In the last few years, the populist versus elite tension has become a central civic topic, but as the ERA episode from 1977 shows, the one’s carelessness of the other goes back a lot further. 

What happened first with the Tea Party and, then, the rise of Donald Trump was the expression of a class consciousness that was imposed upon the lesser orders by the elite themselves, and took decades to materialize. In my many years working in academia, the federal government, and journalism, I can’t remember a single instance when a comfortable occupier of those enviable stations ever spoke of the noble spirit of the working class, nothing on the merits of the Common Man or Main Street—in short, none of the old left-wing social sense. There was always a different attitude, suspicious and contemptuous.

By the 1970s, New Left progressivism had triumphed, all the identities except class identities were now dominant. Indeed, it was now the hoi polloi, the great unwashed, those who were not “college-educated” who stood in the way of progress. Why respect those people who voted for the cretins in the Georgia legislature from rural districts; who attended backward churches with their Bibles in hand; who didn’t care to keep up with bien-pensant opinion? If many of those individuals of false consciousness ended up as casualties of progressivist agitation, well, they kinda deserved it. 

As in so many cases today, academics in 1977 were the pioneers of this sort of cancellation. We have gone from English and psychology professors punishing their intractable inferiors to commissioners of professional sports and governors of liberal states punishing them.

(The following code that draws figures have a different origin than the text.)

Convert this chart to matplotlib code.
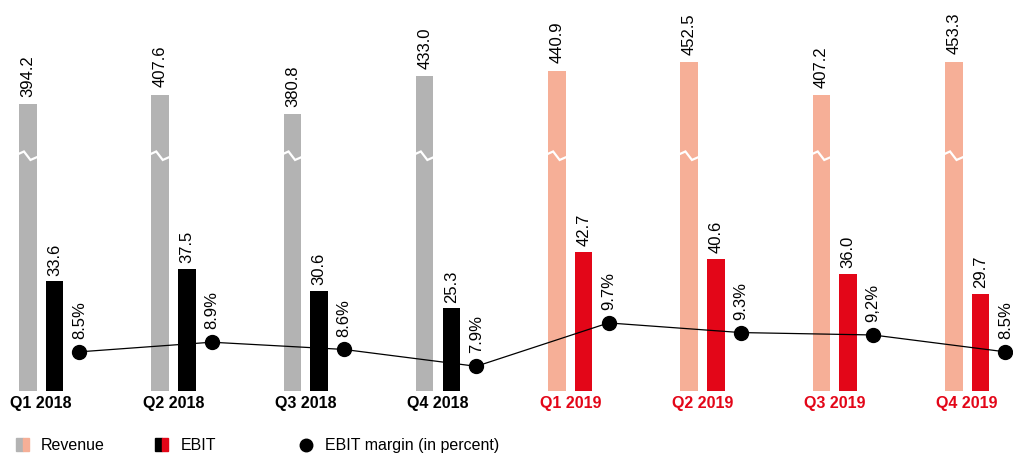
import matplotlib
matplotlib.use("Agg")
import matplotlib.pyplot as plt
import numpy as np

# Quarterly figures
quarters = ["Q1 2018", "Q2 2018", "Q3 2018", "Q4 2018",
            "Q1 2019", "Q2 2019", "Q3 2019", "Q4 2019"]
revenue = [394.2, 407.6, 380.8, 433.0, 440.9, 452.5, 407.2, 453.3]
ebit = [33.6, 37.5, 30.6, 25.3, 42.7, 40.6, 36.0, 29.7]
margin = [8.5, 8.9, 8.6, 7.9, 9.7, 9.3, 9.2, 8.5]
margin_labels = ["8.5%", "8.9%", "8.6%", "7.9%", "9.7%", "9.3%", "9,2%", "8.5%"]
years = [2018, 2018, 2018, 2018, 2019, 2019, 2019, 2019]

GREY = "#b3b3b3"
SALMON = "#f6af97"
BLACK = "#000000"
RED = "#e30618"

rev_colors = [GREY if y == 2018 else SALMON for y in years]
ebit_colors = [BLACK if y == 2018 else RED for y in years]
label_colors = [BLACK if y == 2018 else RED for y in years]

plt.rcParams["font.family"] = ["Liberation Sans", "DejaVu Sans"]

W, H = 1013, 456
fig = plt.figure(figsize=(W / 100, H / 100), dpi=100)
base_px = 391.7
ax = fig.add_axes([0, (H - base_px) / H, 1, base_px / H])
ax_e = ax.twinx()
ax_m = ax.twinx()

x = np.arange(len(quarters))
bw = 0.133
rev_off = -0.2018
dot_off = 0.1875

ax.set_xlim(-0.412, 7.245)
ax.set_ylim(0, 539.5)
ax_e.set_ylim(0, 120.5)
ax_m.set_ylim(6.888, 23.14)

for a in (ax, ax_e, ax_m):
    for s in a.spines.values():
        s.set_visible(False)
    a.set_yticks([])
    a.tick_params(axis="both", length=0)

VAL_FS = 12

# Revenue bars with axis-break marks
ax.bar(x + rev_off, revenue, width=bw, color=rev_colors, zorder=1)
for xi in x:
    xc = xi + rev_off
    xs = [xc - bw / 2 - 0.005, xc - bw / 2 + 0.28 * bw, xc - bw / 2 + 0.65 * bw, xc + bw / 2 + 0.005]
    ys = [326.0, 329.5, 317.8, 321.9]
    ax.plot(xs, ys, color="white", lw=1.6, solid_joinstyle="miter", zorder=2)
for xi, v in zip(x, revenue):
    ax.annotate(f"{v:.1f}", (xi + rev_off, v), xytext=(0, 6), textcoords="offset points",
                rotation=90, ha="center", va="bottom", fontsize=VAL_FS)

# EBIT bars
ax_e.bar(x, ebit, width=bw, color=ebit_colors, zorder=1)
for xi, v in zip(x, ebit):
    ax_e.annotate(f"{v:.1f}", (xi, v), xytext=(0, 5), textcoords="offset points",
                  rotation=90, ha="center", va="bottom", fontsize=VAL_FS)

# EBIT margin line
ax_m.plot(x + dot_off, margin, color="black", lw=0.9, marker="o", markersize=10,
          markerfacecolor="black", clip_on=False, zorder=3)
for xi, v, lab in zip(x, margin, margin_labels):
    ax_m.annotate(lab, (xi + dot_off, v), xytext=(0, 10), textcoords="offset points",
                  rotation=90, ha="center", va="bottom", fontsize=VAL_FS)

# Quarter labels
ax.set_xticks(x + rev_off / 2)
ax.set_xticklabels(quarters, fontsize=11.5, fontweight="bold")
for t, c in zip(ax.get_xticklabels(), label_colors):
    t.set_color(c)
ax.tick_params(axis="x", pad=3)

# Legend
ly = (H - 445.5) / H
sw_h = 13 / H
sw_w = 6.5 / W
def swatch(x0, c1, c2):
    fig.patches.append(plt.Rectangle((x0 / W, ly - sw_h / 2), sw_w, sw_h, color=c1,
                                     transform=fig.transFigure, figure=fig))
    fig.patches.append(plt.Rectangle((x0 / W + sw_w, ly - sw_h / 2), sw_w, sw_h, color=c2,
                                     transform=fig.transFigure, figure=fig))
swatch(16, GREY, SALMON)
fig.text(40.7 / W, ly, "Revenue", fontsize=11.5, va="center", ha="left")
swatch(155, BLACK, RED)
fig.text(180.3 / W, ly, "EBIT", fontsize=11.5, va="center", ha="left")
fig.lines.append(plt.Line2D([306 / W], [ly], marker="o", markersize=9, color="black",
                            transform=fig.transFigure, figure=fig))
fig.text(325 / W, ly, "EBIT margin (in percent)", fontsize=11.5, va="center", ha="left")

fig.savefig("out.png", dpi=100)
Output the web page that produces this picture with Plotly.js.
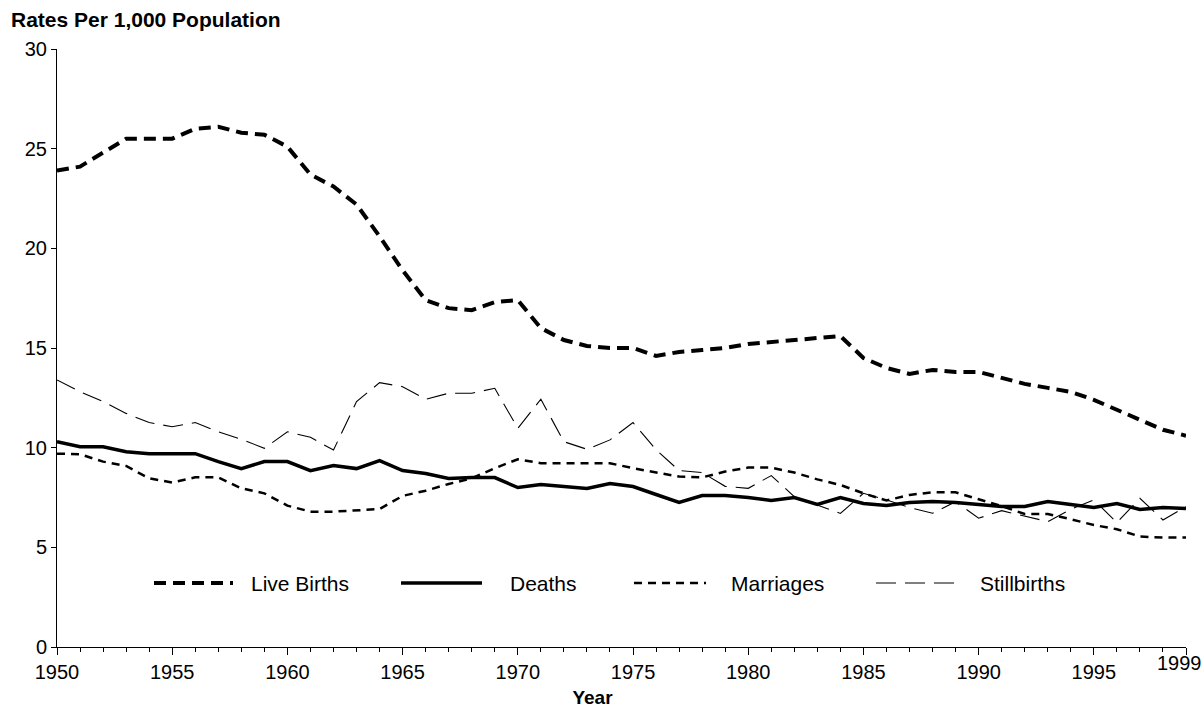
<!DOCTYPE html>
<html>
<head>
<meta charset="utf-8">
<script src="https://cdn.plot.ly/plotly-3.0.1.min.js"></script>
<style>html,body{margin:0;padding:0;background:#fff;}#chart{width:1204px;height:709px;}</style>
</head>
<body>
<div id="chart"></div>
<script>
const years = [1950,1951,1952,1953,1954,1955,1956,1957,1958,1959,
               1960,1961,1962,1963,1964,1965,1966,1967,1968,1969,
               1970,1971,1972,1973,1974,1975,1976,1977,1978,1979,
               1980,1981,1982,1983,1984,1985,1986,1987,1988,1989,
               1990,1991,1992,1993,1994,1995,1996,1997,1998,1999];

const liveBirths = [23.9,24.1,24.8,25.5,25.5,25.5,26.0,26.1,25.8,25.7,
                    25.1,23.7,23.1,22.2,20.6,18.9,17.4,17.0,16.9,17.3,
                    17.4,16.0,15.4,15.1,15.0,15.0,14.6,14.8,14.9,15.0,
                    15.2,15.3,15.4,15.5,15.6,14.5,14.0,13.7,13.9,13.8,
                    13.8,13.5,13.2,13.0,12.8,12.4,11.9,11.4,10.9,10.6];

const deaths = [10.3,10.05,10.05,9.8,9.7,9.7,9.7,9.3,8.95,9.3,
                9.3,8.85,9.1,8.95,9.35,8.85,8.7,8.45,8.5,8.5,
                8.0,8.15,8.05,7.95,8.2,8.05,7.65,7.25,7.6,7.6,
                7.5,7.35,7.5,7.15,7.5,7.2,7.1,7.25,7.3,7.25,
                7.15,7.05,7.05,7.3,7.15,7.0,7.2,6.9,7.0,6.95];

const marriages = [9.7,9.67,9.3,9.08,8.46,8.25,8.51,8.51,7.96,7.71,
                   7.09,6.79,6.79,6.84,6.92,7.58,7.84,8.18,8.46,8.97,
                   9.42,9.22,9.22,9.22,9.22,8.97,8.75,8.55,8.51,8.8,
                   9.0,9.0,8.75,8.41,8.13,7.71,7.35,7.63,7.76,7.76,
                   7.41,7.07,6.67,6.67,6.41,6.12,5.91,5.54,5.49,5.49];

const stillbirths = [13.4,12.81,12.31,11.72,11.26,11.05,11.26,10.8,10.42,9.97,
                     10.8,10.52,9.88,12.31,13.26,13.06,12.43,12.73,12.73,12.98,
                     10.97,12.43,10.3,9.92,10.39,11.26,9.9,8.85,8.75,8.06,
                     7.96,8.6,7.54,7.1,6.7,7.71,7.38,7.0,6.71,7.29,
                     6.46,6.84,6.57,6.29,6.91,7.38,6.24,7.46,6.37,7.04];

const seriesNames = ["Live Births","Deaths","Marriages","Stillbirths"];
const xTickVals = [1950,1955,1960,1965,1970,1975,1980,1985,1990,1995,1999];
const xTickText = ["1950","1955","1960","1965","1970","1975","1980","1985","1990","1995",""];
const lastYearLabel = "1999";
const yTickVals = [0,5,10,15,20,25,30];

const styles = [
  {width:4, dash:"12px,7px"},
  {width:3.5, dash:"solid"},
  {width:2.5, dash:"8px,6px"},
  {width:1.1, dash:"20px,9px"}
];
const seriesData = [liveBirths, deaths, marriages, stillbirths];

const traces = seriesData.map((ys, i) => ({
  x: years, y: ys, type: "scatter", mode: "lines", name: seriesNames[i],
  line: {color: "#000", width: styles[i].width, dash: styles[i].dash},
  showlegend: false, hoverinfo: "x+y+name"
}));

// custom legend (placed in paper coordinates, computed from pixel layout)
const L = 57, R = 1186, T = 49, B = 647;
const px2x = p => (p - L) / (R - L);
const py2y = p => (B - p) / (B - T);
const legendY = py2y(583);
const legendSamples = [[154,233,249],[401,482,508],[634,706,729],[876,954,978]];
const shapes = [];
const annotations = [];
legendSamples.forEach((s, i) => {
  shapes.push({type:"line", xref:"paper", yref:"paper",
    x0:px2x(s[0]), x1:px2x(s[1]), y0:legendY, y1:legendY,
    line:{color:"#000", width:styles[i].width, dash:styles[i].dash}});
  annotations.push({xref:"paper", yref:"paper", x:px2x(s[2]), y:legendY,
    xanchor:"left", yanchor:"middle", showarrow:false, text:seriesNames[i],
    font:{family:"Arial, Liberation Sans, sans-serif", size:21, color:"#000"}});
});
// last tick label, shifted left and raised as in the original
annotations.push({xref:"paper", yref:"paper", x:px2x(1204), y:py2y(663),
  xanchor:"right", yanchor:"middle", showarrow:false, text:lastYearLabel,
  font:{family:"Arial, Liberation Sans, sans-serif", size:20, color:"#000"}});

const pad = "&nbsp;".repeat(11);

const layout = {
  width: 1204, height: 709,
  paper_bgcolor: "#fff", plot_bgcolor: "#fff",
  margin: {l: L, r: 1204 - R, t: T, b: 709 - B},
  font: {family: "Arial, Liberation Sans, sans-serif", color: "#000", size: 20},
  title: {text: "<b>Rates Per 1,000 Population</b>", x: 11/1204, xanchor: "left",
          y: 1 - 20/709, yanchor: "middle", xref: "container", yref: "container",
          font: {size: 21, color: "#000"}},
  xaxis: {
    range: [1950, 1999], tickmode: "array", tickvals: xTickVals, ticktext: xTickText,
    ticks: "outside", ticklen: 7, tickwidth: 1, tickcolor: "#000",
    showline: true, linecolor: "#000", linewidth: 1, showgrid: false, zeroline: false,
    tickfont: {size: 20},
    minor: {tickmode: "linear", tick0: 1950, dtick: 1, ticks: "outside", ticklen: 4, tickcolor: "#000", showgrid: false},
    title: {text: "<b>Year</b>" + pad, font: {size: 19}, standoff: 8}
  },
  yaxis: {
    range: [0, 30], tickmode: "array", tickvals: yTickVals,
    ticks: "outside", ticklen: 5, tickwidth: 1, tickcolor: "#000",
    showline: true, linecolor: "#000", linewidth: 1, showgrid: false, zeroline: false,
    tickfont: {size: 20}
  },
  shapes: shapes,
  annotations: annotations,
  showlegend: false
};

Plotly.newPlot("chart", traces, layout, {displayModeBar: false, staticPlot: true});
</script>
</body>
</html>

When I joined the professoriate in 1990, I came across a few of these vindictive and merciless creatures of the post-’60s Left, and though I was a liberal at the time they were a bit frightening. (Only after a decade in academia and a turn to the Right did I learn to shrug them off or openly oppose them, realizing that nothing was to be gained by being conciliatory.) Still, I assumed that they were a minor and transient phenomenon. I never dreamed that their bilious politics would end up directing aspects of Democratic Party policy, turning wealthy heads of corporations to their will, and making sports into a political arena. Oh, how clueless that was. As Andrew Sullivan once put it, we all live on campus now.